Short-term rental via Airbnb can generate significantly higher revenue than traditional rentals, but platform fees, operating costs and taxes make calculating real profitability more complex than it appears. A simulator lets you factor everything in at a glance.

How it works

Airbnb profitability depends on average nightly price, occupancy rate (nights rented / nights available), Airbnb host fees (3–5%), operating costs (cleaning, linen, supplies, maintenance) and applicable taxes.

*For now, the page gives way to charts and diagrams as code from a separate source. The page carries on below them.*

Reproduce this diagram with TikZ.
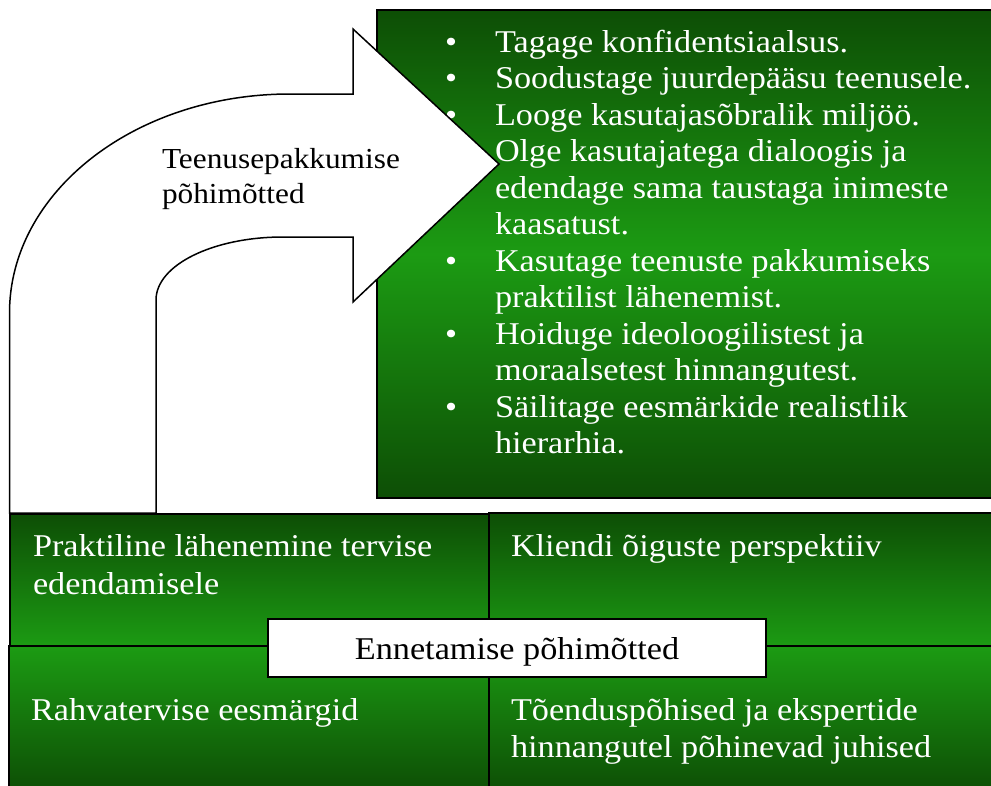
\documentclass[tikz,border=0pt]{standalone}
\usepackage{fontspec}
\setmainfont{Liberation Serif}
\newfontfamily\cf[FakeStretch=1.08]{Liberation Serif}
\definecolor{gdark}{RGB}{13,78,5}
\definecolor{gbright}{RGB}{28,155,19}
\begin{document}
\begin{tikzpicture}[x=1pt,y=-1pt,
  wt/.style={font=\cf\fontsize{31.7}{36.5}\selectfont, text=white, anchor=base west, inner sep=0pt, outer sep=0pt},
  bullet/.style={wt, anchor=base},
  bt/.style={font=\cf\fontsize{31.7}{36.5}\selectfont, text=black, anchor=base west, inner sep=0pt, outer sep=0pt},
  arrowtext/.style={bt, font=\cf\fontsize{29}{35}\selectfont},
  box/.style={draw=black, line width=2pt},
  downshade/.style={top color=gdark, bottom color=gbright},
  upshade/.style={top color=gbright, bottom color=gdark},
  midshade/.style={top color=gdark, bottom color=gdark, middle color=gbright},
]
\useasboundingbox (0,0) rectangle (991,785);
\clip (0,0) rectangle (991,785);
% principles box
\path[box, midshade] (377,10) rectangle (996,498);
\node[bullet] (u1) at (451,52) {•};
\node[bullet] (u2) at (451,88) {•};
\node[bullet] (u3) at (451,125) {•};
\node[bullet] (u4) at (451,161) {•};
\node[bullet] (u5) at (451,271) {•};
\node[bullet] (u6) at (451,344) {•};
\node[bullet] (u7) at (451,417) {•};
\node[wt] (l1) at (495,52) {Tagage konfidentsiaalsus.};
\node[wt] (l2) at (495,88) {Soodustage juurdepääsu teenusele.};
\node[wt] (l3) at (495,125) {Looge kasutajasõbralik miljöö.};
\node[wt] (l4) at (495,161) {Olge kasutajatega dialoogis ja};
\node[wt] (l5) at (495,198) {edendage sama taustaga inimeste};
\node[wt] (l6) at (495,234) {kaasatust.};
\node[wt] (l7) at (495,271) {Kasutage teenuste pakkumiseks};
\node[wt] (l8) at (495,307) {praktilist lähenemist.};
\node[wt] (l9) at (495,344) {Hoiduge ideoloogilistest ja};
\node[wt] (l10) at (495,380) {moraalsetest hinnangutest.};
\node[wt] (l11) at (495,417) {Säilitage eesmärkide realistlik};
\node[wt] (l12) at (495,453) {hierarhia.};
% bent arrow
\draw[line width=1.5pt, fill=white, line join=miter]
  (9.5,513) -- (9.5,313) .. controls (9.5,192) and (135,94) .. (290,94)
  -- (353,94) -- (353,29) -- (499,164) -- (353,302) -- (353,237) -- (283,237)
  .. controls (213,237) and (156,265) .. (156,300) -- (156,513) -- cycle;
\node[arrowtext] (a1) at (162,168) {Teenusepakkumise};
\node[arrowtext] (a2) at (162,203) {põhimõtted};
% quadrants
\path[box, downshade] (10,514) rectangle (489,646);
\path[box, downshade] (489,513) rectangle (996,646);
\path[box, upshade] (9,646) rectangle (489,792);
\path[box, upshade] (489,646) rectangle (996,792);
\node[wt] (q1a) at (33,556) {Praktiline lähenemine tervise};
\node[wt] (q1b) at (33,594) {edendamisele};
\node[wt] (q2) at (511,556) {Kliendi õiguste perspektiiv};
\node[wt] (q3) at (31,720) {Rahvatervise eesmärgid};
\node[wt] (q4a) at (511,720) {Tõenduspõhised ja ekspertide};
\node[wt] (q4b) at (511,757) {hinnangutel põhinevad juhised};
% centre label
\path[box, fill=white] (268,619) rectangle (766,677);
\node[bt, anchor=base] (ctr) at (517,659) {Ennetamise põhimõtted};
\end{tikzpicture}
\end{document}
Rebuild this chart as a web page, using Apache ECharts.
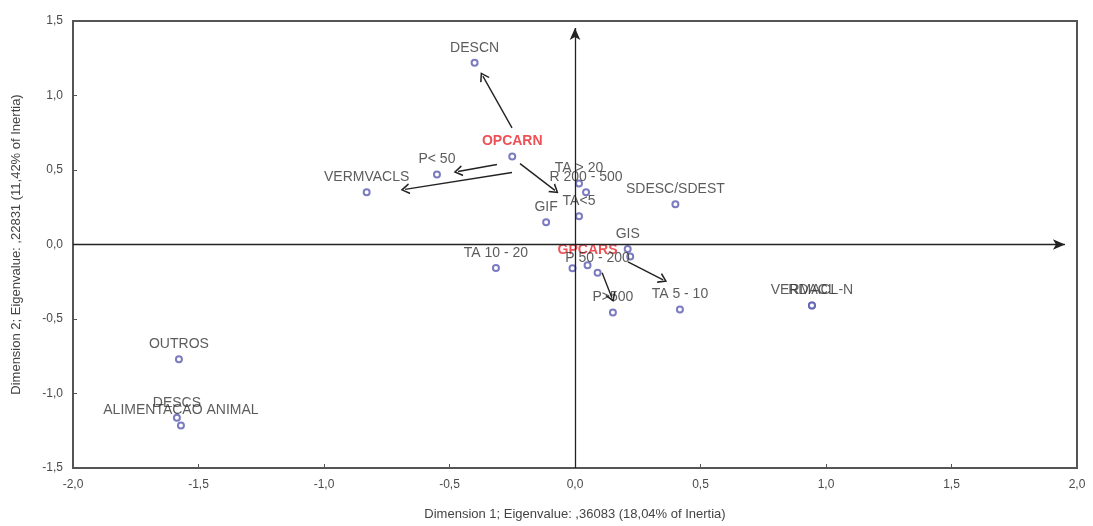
<!DOCTYPE html>
<html lang="en">

<head>
    <meta charset="UTF-8">
    <title>Correspondence analysis</title>
    <script src="https://cdn.jsdelivr.net/npm/echarts@6/dist/echarts.min.js"></script>
    <style>
        html,
        body {
            margin: 0;
            width: 100%;
            height: 100%;
            background: #fff;
        }
    </style>
</head>

<body>
    <div id="chart" style="width: 1093px;height: 526px;"></div>
    <script>
        // points (dimension 1, dimension 2)
        var pointNames = ['DESCN', 'OPCARN', 'P< 50', 'VERMVACLS', 'TA > 20', 'R 200 - 500', 'TA<5', 'GIF',
            'SDESC/SDEST', 'GIS', '', 'TA 10 - 20', 'GPCARS', '', 'P 50 - 200', 'P>500', 'TA 5 - 10',
            'VERMACL-N', 'RDACL', 'OUTROS', 'DESCS', 'ALIMENTACAO ANIMAL'];
        var dim1 = [-0.40, -0.25, -0.55, -0.83, 0.016, 0.044, 0.016, -0.115,
            0.40, 0.21, 0.22, -0.315, 0.05, -0.01, 0.09, 0.151, 0.418,
            0.944, 0.944, -1.578, -1.586, -1.570];
        var dim2 = [1.22, 0.59, 0.47, 0.35, 0.41, 0.35, 0.19, 0.15,
            0.27, -0.03, -0.08, -0.157, -0.14, -0.16, -0.19, -0.457, -0.437,
            -0.41, -0.41, -0.77, -1.163, -1.215];
        // supplementary variables drawn in red
        var redNames = ['OPCARN', 'GPCARS'];

        // arrows between categories
        var arrowFrom = [[-0.251, 0.783], [-0.311, 0.537], [-0.251, 0.483], [-0.219, 0.543], [0.108, -0.19], [0.211, -0.117]];
        var arrowTo = [[-0.367, 1.13], [-0.466, 0.49], [-0.677, 0.37], [-0.080, 0.363], [0.147, -0.357], [0.351, -0.237]];

        var xTicks = { min: -2, max: 2, interval: 0.5 };
        var yTicks = { min: -1.5, max: 1.5, interval: 0.5 };
        var xName = 'Dimension 1; Eigenvalue: ,36083 (18,04% of Inertia)';
        var yName = 'Dimension 2; Eigenvalue: ,22831 (11,42% of Inertia)';

        var font = '"Liberation Sans", Arial, sans-serif';
        var chart = echarts.init(document.getElementById('chart'));

        var points = pointNames.map(function (n, i) {
            var red = redNames.indexOf(n) >= 0;
            return {
                name: n,
                value: [dim1[i], dim2[i]],
                label: red ? { color: '#e8262b', fontWeight: 'bold' } : undefined
            };
        });

        var arrows = arrowFrom.map(function (f, i) {
            return [{ coord: f }, { coord: arrowTo[i] }];
        });

        function commaFmt(v) {
            return v.toFixed(1).replace('.', ',');
        }

        var option = {
            animation: false,
            grid: {
                left: 73, right: 16, top: 21, bottom: 56,
                show: true, borderColor: '#555', borderWidth: 2
            },
            xAxis: {
                type: 'value',
                min: xTicks.min, max: xTicks.max, interval: xTicks.interval,
                name: xName, nameLocation: 'middle', nameGap: 40,
                nameTextStyle: { fontFamily: font, fontSize: 13, color: '#444' },
                axisLine: { show: false, onZero: false },
                axisTick: { show: true, inside: true, length: 4, lineStyle: { color: '#555' } },
                axisLabel: { formatter: commaFmt, fontFamily: font, fontSize: 12, color: '#4a4a4a', margin: 11 },
                splitLine: { show: false }
            },
            yAxis: {
                type: 'value',
                min: yTicks.min, max: yTicks.max, interval: yTicks.interval,
                name: yName, nameLocation: 'middle', nameGap: 50,
                nameTextStyle: { fontFamily: font, fontSize: 13, color: '#444' },
                axisLine: { show: false, onZero: false },
                axisTick: { show: true, inside: true, length: 4, lineStyle: { color: '#555' } },
                axisLabel: { formatter: commaFmt, fontFamily: font, fontSize: 12, color: '#4a4a4a', margin: 10 },
                splitLine: { show: false }
            },
            series: [{
                type: 'scatter',
                data: points,
                symbol: 'emptyCircle',
                symbolSize: 6,
                itemStyle: { color: '#5a5ab0', borderWidth: 1 },
                label: {
                    show: true,
                    position: 'top',
                    distance: 4,
                    formatter: '{b}',
                    fontFamily: font,
                    fontSize: 14,
                    color: '#333'
                },
                z: 3,
                markLine: {
                    silent: true,
                    symbol: ['none', 'arrow'],
                    symbolSize: [8, 12],
                    label: { show: false },
                    lineStyle: { color: '#222', width: 1.3, type: 'solid' },
                    data: [
                        [{ coord: [xTicks.min, 0] }, { coord: [1.952, 0] }],
                        [{ coord: [0, yTicks.min] }, { coord: [0, 1.453] }]
                    ]
                }
            }, {
                type: 'scatter',
                data: [],
                markLine: {
                    silent: true,
                    symbol: ['none', 'path://M0,10 L5,0 L10,10 L8.6,10.6 L5,3.2 L1.4,10.6 Z'],
                    symbolSize: [11, 9],
                    label: { show: false },
                    lineStyle: { color: '#222', width: 1.4, type: 'solid' },
                    itemStyle: { color: '#222' },
                    data: arrows
                }
            }]
        };
        chart.setOption(option);
    </script>
</body>

</html>
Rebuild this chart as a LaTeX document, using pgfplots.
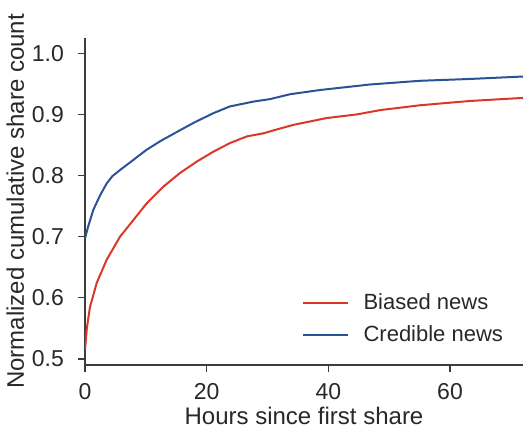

Comparing with long-term rental should also factor in vacancy periods, inventory management and non-payment risk.

📐 Formula

Gross revenue = Price/night × Occupied nights | Net revenue = Gross revenue - Airbnb fees - Costs - Taxes

📊 Reference table

Item Estimated rate Example ($100/night, 20 nights/month)
Monthly gross revenue 100 % $2,000
Airbnb host fees (3 %) -3 % - $60
Cleaning ($15/turnover) variable - $300
Supplies and maintenance ~5 % - $100
Taxes (~10 %) ~10 % - $200
Estimated monthly net revenue ~67 % ≈ $1,340

💡 Practical examples

Example 1: apartment at $120/night, 70% occupancy Annual gross revenue: 120 × 365 × 70% = $30,660. After Airbnb fees, cleaning and costs: ~$25,000 net before tax. Long-term rental same location: ~$14,400/year.
Example 2: tax reporting threshold In the US, Airbnb income exceeding $600/year must be reported. Beyond $20,000 and 200 transactions, Airbnb issues a 1099-K form.
Example 3: Airbnb vs long-term rental comparison Long-term: $900/month net = $10,800/year. Airbnb same property: $2,000/month gross - $660 costs ≈ $1,340/month net = $16,080/year. Gain: +49%.